There exist also other file name extensions. So i update trid definition.

In current trid definition there exist no reference. So i add Wikipedia page
about Debian package format. This is expressed by additional line:

   <RefURL>https://en.wikipedia.org/wiki/Deb_(file_format)</RefURL>

According to that page i also add mime type. This is now shown by
additional line:

   <Mime>application/vnd.debian.binary-package</Mime>

According to reference URL some core Debian packages are available as "micro
debs". Such packages like libc6-udeb_2.27-8_armhf.udeb have file name
extension udeb.

The Debian file format is also used by other package managers like ipk and
opkg. Such packages have file name extension ipk like in example
opkg_0.2.4-r0-vuplus0-vti005_armv7ahf-vfp-neon.ipk .

When i run trid on such samples, these are described in general as "ar
archive" by ark-ar-archiver.trid.xml ( see appended
ipk/output/trid-v-old.txt).

On the other hand the newest file command {See
https://en.wikipedia.org/wiki/File_(command)} describes inspected examples
correctly like "Debian binary package" ( see appended ipk/output/file.txt).
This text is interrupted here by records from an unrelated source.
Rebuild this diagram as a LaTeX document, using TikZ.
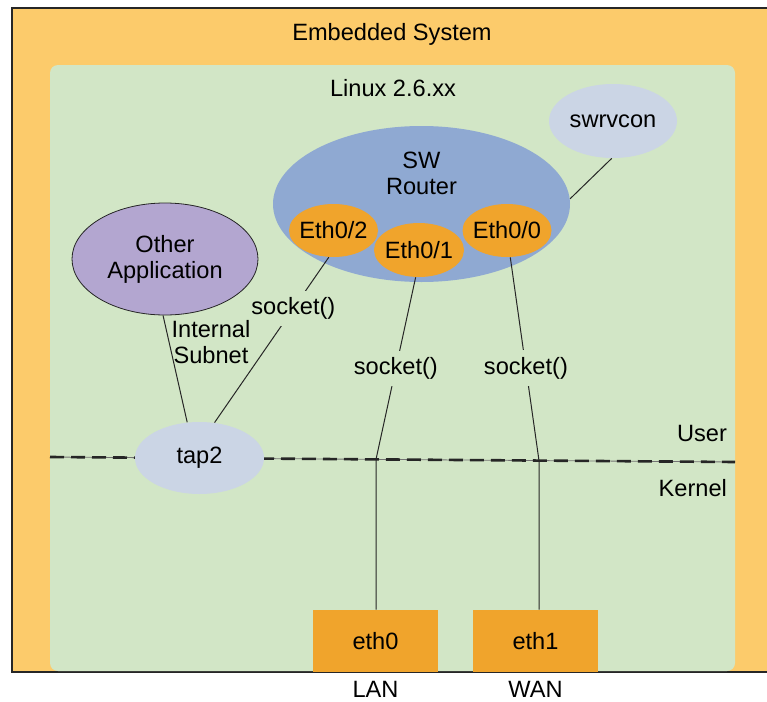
\documentclass[tikz,border=0pt]{standalone}
\usepackage{fontspec}
\setmainfont{Liberation Sans}
\usetikzlibrary{shapes.geometric}
\definecolor{embedded}{HTML}{FCCB6B}
\definecolor{linux}{HTML}{D2E6C6}
\definecolor{router}{HTML}{8FA9D2}
\definecolor{helper}{HTML}{CBD5E5}
\definecolor{port}{HTML}{F0A42C}
\definecolor{app}{HTML}{B3A6D0}
\colorlet{ink}{black!85}

\begin{document}
\begin{tikzpicture}[x=0.5pt,y=-0.5pt,font=\fontsize{11.8}{13}\selectfont,
  blob/.style={ellipse,inner sep=0pt,align=center},
  eth/.style={blob,fill=port,minimum width=44.5pt,minimum height=26.5pt},
  iface/.style={fill=port,minimum width=62.5pt,minimum height=31pt},
  link/.style={draw=ink,line width=0.5pt},
  call/.style={fill=linux,inner xsep=1pt}]

\useasboundingbox (0,0) rectangle (767,702);
\fill[embedded] (12,8) rectangle (767,672);
\draw[ink,line width=0.8pt] (767,8) -- (12,8) -- (12,672) -- (767,672);
\fill[linux,rounded corners=4pt] (50,65) rectangle (735,671);

\node (system) at (392,34) {Embedded System};
\node (os) at (393,88) {Linux 2.6.xx};

\coordinate (split west) at (50,457);
\coordinate (split east) at (735,462);
\draw[black!55,line width=0.4pt] (split west) -- (split east);
\draw[ink,line width=1.3pt,dash pattern=on 7pt off 3.5pt] (split west) -- (split east);
\node[anchor=east] (user) at (734,433) {User};
\node[anchor=east] (kernel) at (734,488) {Kernel};

\node[blob,fill=router,minimum width=148.5pt,minimum height=78pt,
  label={[align=center,yshift=15.5pt]center:SW\\Router}] (router) at (421.5,204) {};
\node[blob,fill=helper,minimum width=64pt,minimum height=37pt] (swrvcon) at (613,121) {swrvcon};
\node[eth] (eth02) at (333.5,230.5) {\makebox[0pt]{Eth0/2}};
\node[eth,minimum width=45pt,minimum height=27pt] (eth01) at (419,250) {\makebox[0pt]{Eth0/1}};
\node[eth] (eth00) at (507,230.5) {\makebox[0pt]{Eth0/0}};
\node[blob,fill=app,draw=ink,line width=0.4pt,minimum width=93pt,minimum height=56pt] (otherapp) at (165,259) {Other\\Application};
\node[blob,fill=helper,minimum width=64.5pt,minimum height=36pt] (tap) at (199.5,458) {tap2};
\node[iface] (eth0) at (375.5,641) {eth0};
\node[iface] (eth1) at (535.5,641) {eth1};
\node (lan) at (375.5,689) {LAN};
\node (wan) at (535.5,689) {WAN};

\coordinate (lan split) at (376,459.4);
\coordinate (wan split) at (539,460.6);
\draw[link] (swrvcon.-92) -- (router.2);
\draw[link] (eth02.-100) -- node[call,pos=0.31] {socket()} (tap.67);
\draw[link] (otherapp.-92) -- node[pos=0.25,anchor=west,align=center,inner sep=1pt] {Internal\\Subnet} (tap.109);
\draw[link] (eth01.-97) -- node[call] {socket()} (lan split) -- (lan split |- eth0.north);
\draw[link] (eth00.-83) -- node[call,pos=0.545] {socket()} (wan split) -- (wan split |- eth1.north);

\end{tikzpicture}
\end{document}
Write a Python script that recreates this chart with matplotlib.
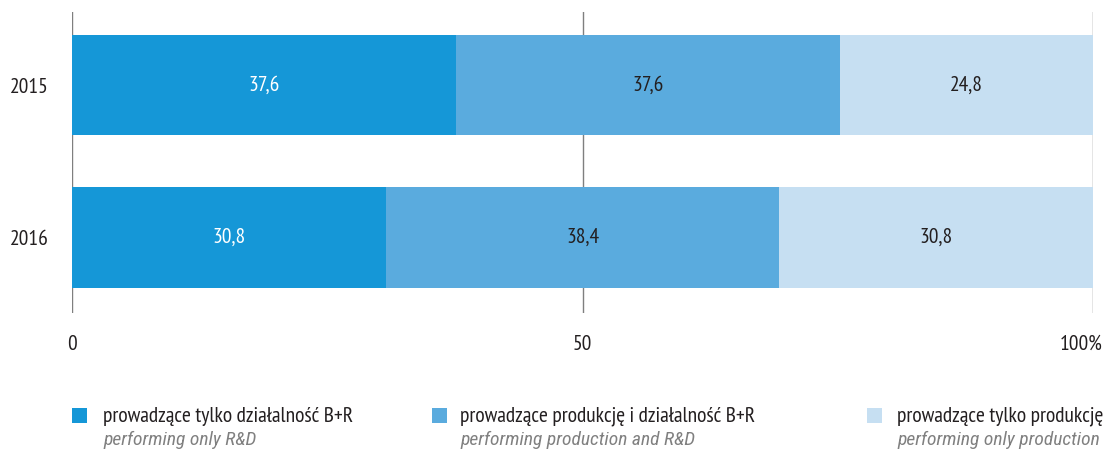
import matplotlib
matplotlib.use("Agg")
import matplotlib.pyplot as plt
from matplotlib.patches import Rectangle
import matplotlib.transforms as mtransforms

plt.rcParams['font.family'] = ['PT Sans Narrow', 'DejaVu Sans']
ITALIC = ['Roboto Condensed', 'DejaVu Sans']

years = ['2015', '2016']
only_rd = [37.6, 30.8]
prod_rd = [37.6, 38.4]
only_prod = [24.8, 30.8]
series = [only_rd, prod_rd, only_prod]
colors = ['#1597d7', '#5aabde', '#c6dff2']
text_colors = ['white', '#231f20', '#231f20']
legend_pl = ['prowadzące tylko działalność B+R',
             'prowadzące produkcję i działalność B+R',
             'prowadzące tylko produkcję']
legend_en = ['performing only R&D',
             'performing production and R&D',
             'performing only production']
xticks = [0, 50, 100]
xticklabels = ['0', '50', '100%']

FS = 15.5
W, H = 1104, 450
fig = plt.figure(figsize=(W / 100, H / 100), dpi=100)
ax = fig.add_axes([72 / W, 1 - 313 / H, (1093 - 72) / W, (313 - 12) / H])

ypos = list(range(len(years)))
left = [0.0] * len(years)
for vals, c, tc in zip(series, colors, text_colors):
    bars = ax.barh(ypos, vals, left=left, height=0.66, color=c, zorder=3)
    for b, v in zip(bars, vals):
        ax.text(b.get_x() + b.get_width() / 2, b.get_y() + b.get_height() / 2,
                f'{v:.1f}'.replace('.', ','), ha='center', va='center',
                color=tc, fontsize=FS, zorder=4)
    left = [l + v for l, v in zip(left, vals)]

ax.set_xlim(0, 100)
ax.set_ylim(1.495, -0.479)
ax.set_yticks(ypos)
ax.set_yticklabels(years)
ax.set_xticks(xticks)
ax.set_xticklabels(xticklabels)
ax.tick_params(axis='both', length=0, labelsize=FS, colors='#231f20')
ax.tick_params(axis='x', pad=16)
ax.tick_params(axis='y', pad=17)
for s in ax.spines.values():
    s.set_visible(False)
ax.grid(axis='x', color='#7f7f7f', linewidth=1.0, zorder=0)
ax.grid(axis='y', visible=False)

# shift "100%" label left
lbl = ax.get_xticklabels()[-1]
lbl.set_transform(lbl.get_transform() + mtransforms.ScaledTranslation(-12 / 100, 0, fig.dpi_scale_trans))

# legend
sq_x = [72, 432, 867]
tx_x = [103, 460, 897]
for i in range(3):
    fig.add_artist(Rectangle((sq_x[i] / W, 1 - 423 / H), 15 / W, 15 / H,
                             transform=fig.transFigure, color=colors[i], lw=0))
    fig.text(tx_x[i] / W, 1 - 416 / H, legend_pl[i], fontsize=FS,
             color='#231f20', va='center', ha='left')
    fig.text(tx_x[i] / W, 1 - 440 / H, legend_en[i], fontsize=FS - 1.5,
             color='#808080', style='italic', family=ITALIC,
             va='center', ha='left')

fig.savefig('out.png', dpi=100)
In current deb.trid.xml recognition happens by pattern via XML construct:

        <Bytes>213C617263683E0A64656269616E2D62696E617279202020</Bytes>
        <Pos>0</Pos>

As a string this looks like "!.arch..debian-binary" followed by space
characters. According to Wikipedia page about Unix ar archiver the BSD
variant stores filenames right-padded with ASCII spaces. That is described
by current trid definition.

But also the System V or GNU variant can be used. There the slash character ( /
= 0x2F) is used to mark the end of the filename. That format is used for
inspected ipk packages.

So in general the search pattern must become:

        <Bytes>213C617263683E0A64656269616E2D62696E617279</Bytes>
        <Pos>0</Pos>

And all possible file name extensions are now expressed by line:

   <Ext>DEB/UDEB/IPK</Ext>

With the updated trid definition file now all micro debs are described
correctly ( see appended deb/output/trid-old.txt).
and also the ipk packages are now recognized ( see appended
ipk/output/trid-new.txt)


TrID definition and output are stored in archive udeb.zip. I hope that the
XML file can be used in future version of triddefs.

There exist more variants deb. I am working on these items and will generate
more trid definitions.

With best wishes
Jörg Jenderek

Mark0

  • Administrator
  • Hero Member
  • *****
  • Posts: 2682
    • Mark0's Home Page
Re: updated deb.trid.xml for *.udeb *.ipk
« Reply #1 on: January 04, 2020, 03:16:26 AM »
Many Thanks for the updated def, as usual!